You probably haven’t missed me, but I’ve missed you. Yep, it’s your old pal, the Bag.
I’ve had almost two years of quiet contemplation in the garage. I know, it sounds like a lot. But in the world of nylon gym bags, that’s nothing. A blip in a long, long 600-denier polyester life. Guaranteed.
In case you’re wondering what I’ve been up to: writing my memoirs. I’ve got an agent and everything, who promises me things will really happen if I can just come up with a decent title. So I’m trying these on for size:
- Holding It All In
- The Things I Carried
- The Longer The Arm, The Shorter The Handle
- In It For The Long Haul: From Little League To Rock’s Big Leagues (I know, that one needs work)
That’s a few anyways. As you can see, I’ve really been working hard.
I kept starting to write an update, but figured everyone was so busy with all that’s going on in the world, they didn’t need to hear a grumpy old bag venting, or an annoyingly upbeat bag talking about how good life is, so I’ve kept quiet. But this thing happened the other day, and I need to tell somebody.
Okay, so I heard a lot of excitement from the house. There were houseguests coming and going, regular summer stuff. But this sense of anticipation, I could feel it. If I didn’t know better, I would’ve thought maybe those two lovebirds were going to have a new addition to the family, but I do believe that ship has sailed (for her anyway) and I don’t have them down as pet lovers, what with all the traveling.
Every day, she’d be out there looking for the UPS man. And she kept talking about how their lives were about to change for the better. I was all ears, sitting here in the dark with the recycling and old wood.

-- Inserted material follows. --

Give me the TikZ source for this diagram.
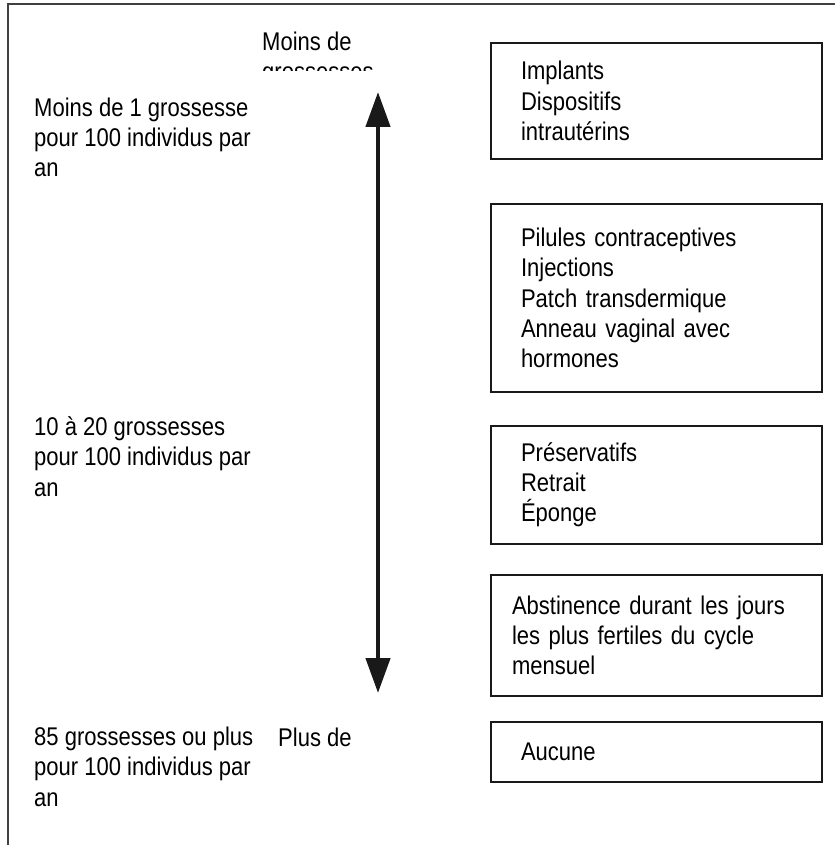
\documentclass[tikz,border=0pt]{standalone}
\usepackage{fontspec}
\setmainfont{Liberation Sans}[FakeStretch=0.86]
\usetikzlibrary{arrows.meta,positioning}

\begin{document}
\begin{tikzpicture}[x=1pt,y=-1pt,>={Triangle[width=24pt,length=35pt]},
	font=\fontsize{25.6}{30.2}\selectfont]
	\tikzstyle{block} = [draw=black!90, line width=2.8pt, rectangle, outer sep=0pt, minimum width=331pt, text width=271pt, inner xsep=30pt, align=left]
	\tikzstyle{rate} = [anchor=base west, inner sep=0pt, align=left]
	
	\useasboundingbox (0,0) rectangle (835,845);
	\draw [line width=2.5pt, black!75] (8,845) -- (8,4) -- (835,4);
	
	% methods, from most to least effective
	\node [block, minimum height=116pt, anchor=north west] (implants) at (491,43) {Implants\\Dispositifs\\intrautérins};
	\node [block, minimum height=188pt, below = 45pt of implants] (pilules) {Pilules contraceptives\\Injections\\Patch transdermique\\Anneau vaginal avec\\hormones};
	\node [block, minimum height=118pt, below = 34pt of pilules] (preserv) {Préservatifs\\Retrait\\Éponge};
	\node [block, minimum height=121pt, inner xsep=21pt, text width=289pt, below = 31pt of preserv] (abstin) {Abstinence durant les jours\\les plus fertiles du cycle\\mensuel};
	\node [block, minimum height=60pt, below = 26pt of abstin] (aucune) {Aucune};
	
	% rates (base = last line)
	\node [rate] (rhigh) at (34,177) {Moins de 1 grossesse\\pour 100 individus par\\an};
	\node [rate] (rmid) at (34,496) {10 à 20 grossesses\\pour 100 individus par\\an};
	\node [rate] (rlow) at (34,806) {85 grossesses ou plus\\pour 100 individus par\\an};
	
	\begin{scope}
		\clip (200,0) rectangle (480,71);
		\node [rate] (moins) at (262,81) {Moins de\\grossesses};
	\end{scope}
	\node [rate] (plus) at (278,746) {Plus de};
	
	\coordinate (hi) at (378,92);
	\coordinate (lo) at (378,693);
	\draw [<->, line width=4.5pt, black!90] (hi) -- (lo);
	
\end{tikzpicture}
\end{document}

Finally I saw a box the size of a small child delivered, and heard some whooping and hollering. “It’s here!” she cried. She even did a dance around the breezeway, which was frankly embarrassing. I mean, have some dignity lady. But this was clearly a big deal to her, so I let it go.
Then – nothing. It was quiet in the house. No wild banjo picking, so there went that theory. No didjeridoo lowing in the night (“all I can say is – didjeriDON’T” I’ve heard him joke in a fake English accent, so figured that was a long shot).
I’d kind of given up hope of finding anything out when the garage door opened and somebody flung a cardboard box into the pile of recycling. I waited until it was all quiet and then crept over to take a look at the box that had held this new whatever that was rocking their world.
It’s a garbage can.
A kitchen bin. Stainless steel, with a foot pedal.
This is depressing.
I know they’re in there, taking turns popping trash into the bin.
“Remember when you used to be all about the music?” I want to shout.
But I was looking back over her old diary entries, and it seems we’ve been here before. “Ma Poubelle Nouvelle” she wrote, in 2011. My New Trashcan. It’s a touching read, about how things just weren’t right for the two of them in France, and the garbage can in the kitchen proved it.
In two weeks they’ll have been here five years. And they chose me not long after to help them along on the journey. They’ve been building a new life for themselves and this trashcan upgrade is some weird totem. I guess I should be a little more accepting.
Maybe even work all this bin business into my memoir?
It’s going to be a winner. They might even make it into a movie.